Material ::
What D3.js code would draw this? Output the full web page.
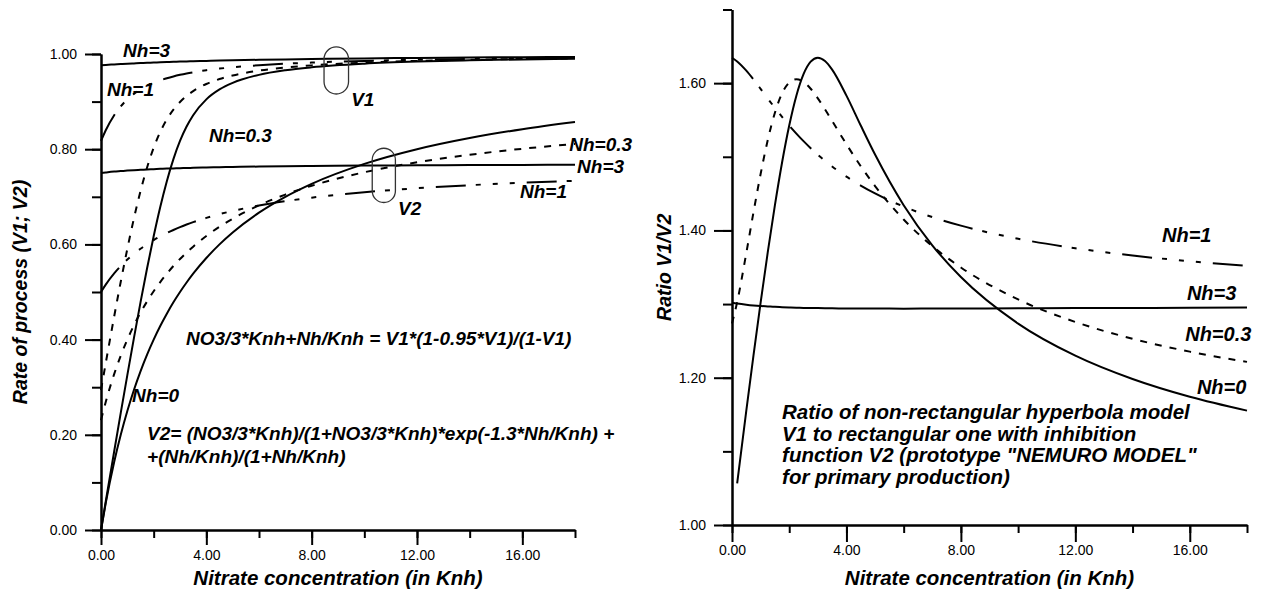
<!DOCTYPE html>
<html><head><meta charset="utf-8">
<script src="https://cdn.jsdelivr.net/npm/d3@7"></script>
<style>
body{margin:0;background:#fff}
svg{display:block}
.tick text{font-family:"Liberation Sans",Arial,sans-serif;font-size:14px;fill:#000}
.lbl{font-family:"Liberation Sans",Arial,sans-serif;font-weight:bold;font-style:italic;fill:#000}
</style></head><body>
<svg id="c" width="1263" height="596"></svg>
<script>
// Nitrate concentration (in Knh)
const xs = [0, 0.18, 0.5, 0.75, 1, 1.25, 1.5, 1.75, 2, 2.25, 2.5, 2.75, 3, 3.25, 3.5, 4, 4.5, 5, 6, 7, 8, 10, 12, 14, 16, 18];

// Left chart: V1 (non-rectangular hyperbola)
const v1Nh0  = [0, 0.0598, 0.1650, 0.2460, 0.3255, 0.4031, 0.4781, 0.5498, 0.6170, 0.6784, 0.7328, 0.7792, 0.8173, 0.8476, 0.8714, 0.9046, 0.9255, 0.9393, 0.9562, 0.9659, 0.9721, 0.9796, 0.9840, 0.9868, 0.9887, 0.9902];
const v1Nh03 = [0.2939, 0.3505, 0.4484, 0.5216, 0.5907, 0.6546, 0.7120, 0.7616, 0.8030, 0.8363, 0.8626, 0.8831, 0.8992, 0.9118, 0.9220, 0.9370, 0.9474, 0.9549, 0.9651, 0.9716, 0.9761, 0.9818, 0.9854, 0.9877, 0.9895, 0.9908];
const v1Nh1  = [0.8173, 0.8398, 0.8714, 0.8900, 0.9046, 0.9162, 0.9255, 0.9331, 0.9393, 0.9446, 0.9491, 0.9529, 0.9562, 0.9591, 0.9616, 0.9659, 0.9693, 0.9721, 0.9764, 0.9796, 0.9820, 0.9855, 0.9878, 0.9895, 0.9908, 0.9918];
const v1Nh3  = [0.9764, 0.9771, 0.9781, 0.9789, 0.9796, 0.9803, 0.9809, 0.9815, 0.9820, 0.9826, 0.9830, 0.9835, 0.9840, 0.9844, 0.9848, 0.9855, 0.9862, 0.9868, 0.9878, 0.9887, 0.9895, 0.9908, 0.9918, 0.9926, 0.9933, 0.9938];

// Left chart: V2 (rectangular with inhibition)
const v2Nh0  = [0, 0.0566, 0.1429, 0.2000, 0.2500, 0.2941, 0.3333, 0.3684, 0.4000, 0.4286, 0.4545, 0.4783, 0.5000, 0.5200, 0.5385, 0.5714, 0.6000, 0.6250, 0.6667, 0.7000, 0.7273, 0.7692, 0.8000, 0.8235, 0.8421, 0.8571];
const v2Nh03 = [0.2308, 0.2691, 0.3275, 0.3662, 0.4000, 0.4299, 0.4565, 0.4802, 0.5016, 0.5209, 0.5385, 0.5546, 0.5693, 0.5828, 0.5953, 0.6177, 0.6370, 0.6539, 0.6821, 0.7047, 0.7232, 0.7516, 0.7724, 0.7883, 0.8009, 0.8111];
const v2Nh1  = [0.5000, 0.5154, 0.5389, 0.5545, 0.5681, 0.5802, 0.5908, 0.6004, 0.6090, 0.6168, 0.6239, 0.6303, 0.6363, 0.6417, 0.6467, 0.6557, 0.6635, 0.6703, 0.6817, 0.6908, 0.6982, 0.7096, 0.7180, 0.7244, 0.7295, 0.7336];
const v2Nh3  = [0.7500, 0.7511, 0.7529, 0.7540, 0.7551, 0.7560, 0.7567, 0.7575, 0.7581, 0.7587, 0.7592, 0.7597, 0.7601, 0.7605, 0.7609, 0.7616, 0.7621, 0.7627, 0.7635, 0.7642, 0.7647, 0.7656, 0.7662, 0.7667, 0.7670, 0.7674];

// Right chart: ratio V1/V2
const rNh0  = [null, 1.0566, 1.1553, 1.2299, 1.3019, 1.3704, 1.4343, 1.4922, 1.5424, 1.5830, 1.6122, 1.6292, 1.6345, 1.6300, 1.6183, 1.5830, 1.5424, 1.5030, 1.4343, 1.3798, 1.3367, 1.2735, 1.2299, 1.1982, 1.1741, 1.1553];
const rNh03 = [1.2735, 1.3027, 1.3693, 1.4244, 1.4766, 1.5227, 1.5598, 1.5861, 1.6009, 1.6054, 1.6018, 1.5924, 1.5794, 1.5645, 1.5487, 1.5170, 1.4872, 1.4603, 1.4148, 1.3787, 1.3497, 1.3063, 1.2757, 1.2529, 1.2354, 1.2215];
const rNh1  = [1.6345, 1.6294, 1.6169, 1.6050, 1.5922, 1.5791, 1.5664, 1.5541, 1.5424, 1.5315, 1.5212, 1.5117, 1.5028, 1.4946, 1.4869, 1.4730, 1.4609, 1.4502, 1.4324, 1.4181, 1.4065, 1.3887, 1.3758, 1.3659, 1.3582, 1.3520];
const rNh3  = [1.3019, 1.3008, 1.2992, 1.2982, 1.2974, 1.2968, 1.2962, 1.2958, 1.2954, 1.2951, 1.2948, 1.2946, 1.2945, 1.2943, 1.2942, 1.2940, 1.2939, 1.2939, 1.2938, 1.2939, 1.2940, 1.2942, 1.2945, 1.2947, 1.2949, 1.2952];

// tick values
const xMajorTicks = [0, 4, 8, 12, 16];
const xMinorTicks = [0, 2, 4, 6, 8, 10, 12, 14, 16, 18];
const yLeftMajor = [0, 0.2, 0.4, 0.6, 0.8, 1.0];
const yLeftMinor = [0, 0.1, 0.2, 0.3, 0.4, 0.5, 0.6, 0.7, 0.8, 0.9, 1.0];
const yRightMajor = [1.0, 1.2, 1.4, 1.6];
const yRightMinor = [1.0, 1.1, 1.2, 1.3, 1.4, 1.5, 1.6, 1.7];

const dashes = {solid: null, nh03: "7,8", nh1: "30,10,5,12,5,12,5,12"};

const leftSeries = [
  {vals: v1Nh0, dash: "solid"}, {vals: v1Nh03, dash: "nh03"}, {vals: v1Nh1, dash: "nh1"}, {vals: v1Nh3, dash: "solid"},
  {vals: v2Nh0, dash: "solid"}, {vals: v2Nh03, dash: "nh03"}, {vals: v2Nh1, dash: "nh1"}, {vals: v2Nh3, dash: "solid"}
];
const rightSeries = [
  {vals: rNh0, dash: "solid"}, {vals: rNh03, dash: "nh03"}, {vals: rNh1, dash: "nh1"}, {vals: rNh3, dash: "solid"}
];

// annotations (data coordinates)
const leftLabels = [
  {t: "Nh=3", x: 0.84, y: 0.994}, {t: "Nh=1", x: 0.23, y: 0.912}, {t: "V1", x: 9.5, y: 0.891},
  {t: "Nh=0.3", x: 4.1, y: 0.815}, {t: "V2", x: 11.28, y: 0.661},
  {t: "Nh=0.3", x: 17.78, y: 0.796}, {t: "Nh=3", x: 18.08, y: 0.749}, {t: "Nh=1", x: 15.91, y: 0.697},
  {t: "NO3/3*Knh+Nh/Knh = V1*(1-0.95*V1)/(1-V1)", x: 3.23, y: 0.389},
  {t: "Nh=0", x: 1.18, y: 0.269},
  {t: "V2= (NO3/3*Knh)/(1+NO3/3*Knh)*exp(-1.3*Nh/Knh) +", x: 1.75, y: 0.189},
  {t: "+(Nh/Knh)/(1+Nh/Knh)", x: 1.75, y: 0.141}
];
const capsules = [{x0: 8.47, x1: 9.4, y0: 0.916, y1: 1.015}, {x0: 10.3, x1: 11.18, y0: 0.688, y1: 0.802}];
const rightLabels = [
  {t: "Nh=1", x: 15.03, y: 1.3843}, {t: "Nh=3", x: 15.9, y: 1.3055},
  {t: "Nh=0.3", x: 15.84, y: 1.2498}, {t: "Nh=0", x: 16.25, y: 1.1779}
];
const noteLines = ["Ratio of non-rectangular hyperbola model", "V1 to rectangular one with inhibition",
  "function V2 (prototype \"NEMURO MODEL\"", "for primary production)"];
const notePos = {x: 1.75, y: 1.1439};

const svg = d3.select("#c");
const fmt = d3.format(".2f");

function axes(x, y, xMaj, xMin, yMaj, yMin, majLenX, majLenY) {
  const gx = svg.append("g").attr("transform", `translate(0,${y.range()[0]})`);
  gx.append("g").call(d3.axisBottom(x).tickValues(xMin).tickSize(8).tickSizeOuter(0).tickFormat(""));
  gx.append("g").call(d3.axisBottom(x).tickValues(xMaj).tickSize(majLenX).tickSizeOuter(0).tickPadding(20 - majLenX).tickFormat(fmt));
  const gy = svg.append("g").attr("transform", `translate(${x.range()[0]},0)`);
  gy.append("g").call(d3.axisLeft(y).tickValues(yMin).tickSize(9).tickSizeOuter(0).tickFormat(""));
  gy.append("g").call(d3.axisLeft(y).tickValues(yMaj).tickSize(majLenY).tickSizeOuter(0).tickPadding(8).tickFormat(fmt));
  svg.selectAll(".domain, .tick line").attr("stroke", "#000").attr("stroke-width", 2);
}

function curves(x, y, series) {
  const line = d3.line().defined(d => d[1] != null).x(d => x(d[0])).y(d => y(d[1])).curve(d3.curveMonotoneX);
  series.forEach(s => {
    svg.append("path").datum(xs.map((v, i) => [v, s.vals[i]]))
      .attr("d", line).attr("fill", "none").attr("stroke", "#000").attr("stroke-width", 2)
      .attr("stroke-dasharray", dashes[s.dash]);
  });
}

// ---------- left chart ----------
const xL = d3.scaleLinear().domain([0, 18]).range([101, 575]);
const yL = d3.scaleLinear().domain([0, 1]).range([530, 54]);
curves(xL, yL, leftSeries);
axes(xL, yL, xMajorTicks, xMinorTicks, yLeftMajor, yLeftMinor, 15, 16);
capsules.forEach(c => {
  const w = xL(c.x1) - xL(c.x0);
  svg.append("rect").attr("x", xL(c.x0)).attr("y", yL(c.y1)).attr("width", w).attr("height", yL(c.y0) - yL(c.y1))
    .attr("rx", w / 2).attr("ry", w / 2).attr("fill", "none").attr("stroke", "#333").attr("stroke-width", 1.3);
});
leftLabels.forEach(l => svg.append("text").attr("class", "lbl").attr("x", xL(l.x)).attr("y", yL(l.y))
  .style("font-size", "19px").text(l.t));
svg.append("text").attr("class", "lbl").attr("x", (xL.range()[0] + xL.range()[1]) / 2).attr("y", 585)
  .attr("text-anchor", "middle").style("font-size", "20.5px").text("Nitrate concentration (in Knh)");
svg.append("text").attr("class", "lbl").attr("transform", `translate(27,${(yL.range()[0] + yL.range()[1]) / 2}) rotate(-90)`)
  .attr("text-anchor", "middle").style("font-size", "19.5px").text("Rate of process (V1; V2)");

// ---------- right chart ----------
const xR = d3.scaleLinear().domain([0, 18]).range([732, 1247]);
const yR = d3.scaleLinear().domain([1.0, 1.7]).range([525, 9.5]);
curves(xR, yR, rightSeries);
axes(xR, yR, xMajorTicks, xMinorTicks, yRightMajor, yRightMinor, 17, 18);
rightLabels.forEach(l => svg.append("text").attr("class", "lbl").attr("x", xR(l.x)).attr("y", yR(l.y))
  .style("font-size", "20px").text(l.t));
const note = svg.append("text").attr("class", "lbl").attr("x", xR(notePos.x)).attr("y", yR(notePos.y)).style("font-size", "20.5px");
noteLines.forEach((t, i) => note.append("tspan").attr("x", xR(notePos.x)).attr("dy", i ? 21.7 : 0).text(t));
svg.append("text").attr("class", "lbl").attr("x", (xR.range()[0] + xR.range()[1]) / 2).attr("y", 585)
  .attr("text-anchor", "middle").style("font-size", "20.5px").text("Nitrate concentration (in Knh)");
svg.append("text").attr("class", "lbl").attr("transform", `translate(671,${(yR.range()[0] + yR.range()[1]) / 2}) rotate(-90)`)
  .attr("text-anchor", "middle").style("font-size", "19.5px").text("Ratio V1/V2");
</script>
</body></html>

The task :: Everything from the first line of the listing above through the line that contains "7, 8, 10, 12, 14, 16, 18];" is to be restated word for word, minus the pictures.

Reply ::
What D3.js code would draw this? Output the full web page.
<!DOCTYPE html>
<html><head><meta charset="utf-8">
<script src="https://cdn.jsdelivr.net/npm/d3@7"></script>
<style>
body{margin:0;background:#fff}
svg{display:block}
.tick text{font-family:"Liberation Sans",Arial,sans-serif;font-size:14px;fill:#000}
.lbl{font-family:"Liberation Sans",Arial,sans-serif;font-weight:bold;font-style:italic;fill:#000}
</style></head><body>
<svg id="c" width="1263" height="596"></svg>
<script>
// Nitrate concentration (in Knh)
const xs = [0, 0.18, 0.5, 0.75, 1, 1.25, 1.5, 1.75, 2, 2.25, 2.5, 2.75, 3, 3.25, 3.5, 4, 4.5, 5, 6, 7, 8, 10, 12, 14, 16, 18];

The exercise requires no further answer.